**Provided data**
=-=-=-=-=

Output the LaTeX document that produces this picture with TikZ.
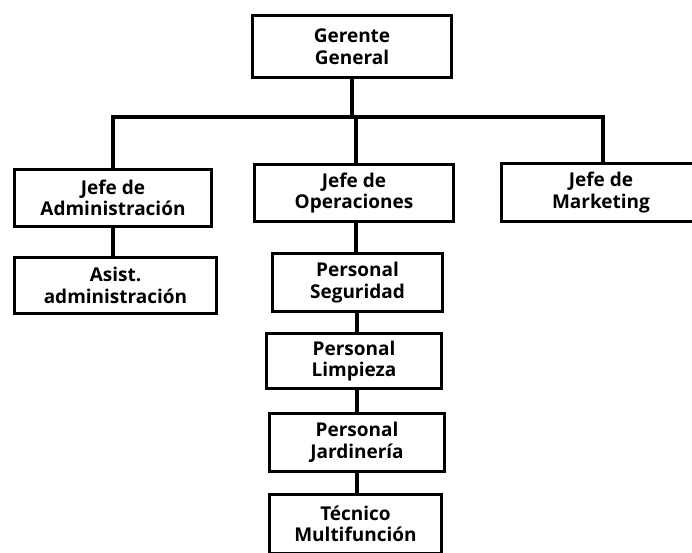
\documentclass[tikz,border=0pt]{standalone}
\usepackage{fontspec}
\newfontfamily\boxfont{Open Sans}[BoldFont={* Bold}]
\begin{document}
\begin{tikzpicture}[x=1pt,y=-1pt,
  unit/.style={draw=black, line width=3.4pt, fill=white, inner sep=0pt,
    align=center, font=\boxfont\bfseries\fontsize{19}{21.5}\selectfont},
  link/.style={draw=black, line width=3.4pt}]
  \useasboundingbox (0,0) rectangle (692,552);

  % boxes: centre, size
  \node[unit, minimum width=199pt, minimum height=62pt] (gg)  at (352,46.5) {Gerente\\General};
  \node[unit, minimum width=197pt, minimum height=57pt] (adm) at (113,198) {Jefe de\\Administración};
  \node[unit, minimum width=202pt, minimum height=56pt] (asi) at (115.5,285.5) {Asist.\\administración};
  \node[unit, minimum width=199pt, minimum height=57pt] (ops) at (354,193) {Jefe de\\Operaciones};
  \node[unit, minimum width=199pt, minimum height=58pt] (mkt) at (601,192.5) {Jefe de\\Marketing};
  \node[unit, minimum width=170pt, minimum height=58pt] (seg) at (357.5,282.5) {Personal\\Seguridad};
  \node[unit, minimum width=175pt, minimum height=55pt] (lim) at (354,361) {Personal\\Limpieza};
  \node[unit, minimum width=175pt, minimum height=58pt] (jar) at (357,442.5) {Personal\\Jardinería};
  \node[unit, minimum width=172pt, minimum height=59pt] (tec) at (355.5,524) {Técnico\\Multifunción};

  % distribution bar below the general manager
  \coordinate (busL) at (113,117);
  \coordinate (busR) at (603,117);
  \coordinate (busM) at (352,117);

  \draw[link] (gg.south) -- (busM);
  \draw[link] (adm.north) -- (busL) -- (busR) -- (busR |- mkt.north);
  \draw[link] (ops.north -| 356,0) -- (busM -| 356,0);
  \draw[link] (adm.south) -- (asi.north -| adm.south);

  % operations chain
  \draw[link] (ops.south -| 356,0) -- (seg.north -| 356,0);
  \draw[link] (seg.south -| 357,0) -- (lim.north -| 357,0);
  \draw[link] (lim.south -| 357,0) -- (jar.north -| 357,0);
  \draw[link] (jar.south -| 357,0) -- (tec.north -| 357,0);
\end{tikzpicture}
\end{document}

=-=-=-=-=

**What you have to do**
Set the lines above down again, word for word, from the first through the one containing "(0,0) rectangle (692,552);"; pictures excluded.

**Answer in full**
Output the LaTeX document that produces this picture with TikZ.
\documentclass[tikz,border=0pt]{standalone}
\usepackage{fontspec}
\newfontfamily\boxfont{Open Sans}[BoldFont={* Bold}]
\begin{document}
\begin{tikzpicture}[x=1pt,y=-1pt,
  unit/.style={draw=black, line width=3.4pt, fill=white, inner sep=0pt,
    align=center, font=\boxfont\bfseries\fontsize{19}{21.5}\selectfont},
  link/.style={draw=black, line width=3.4pt}]
  \useasboundingbox (0,0) rectangle (692,552);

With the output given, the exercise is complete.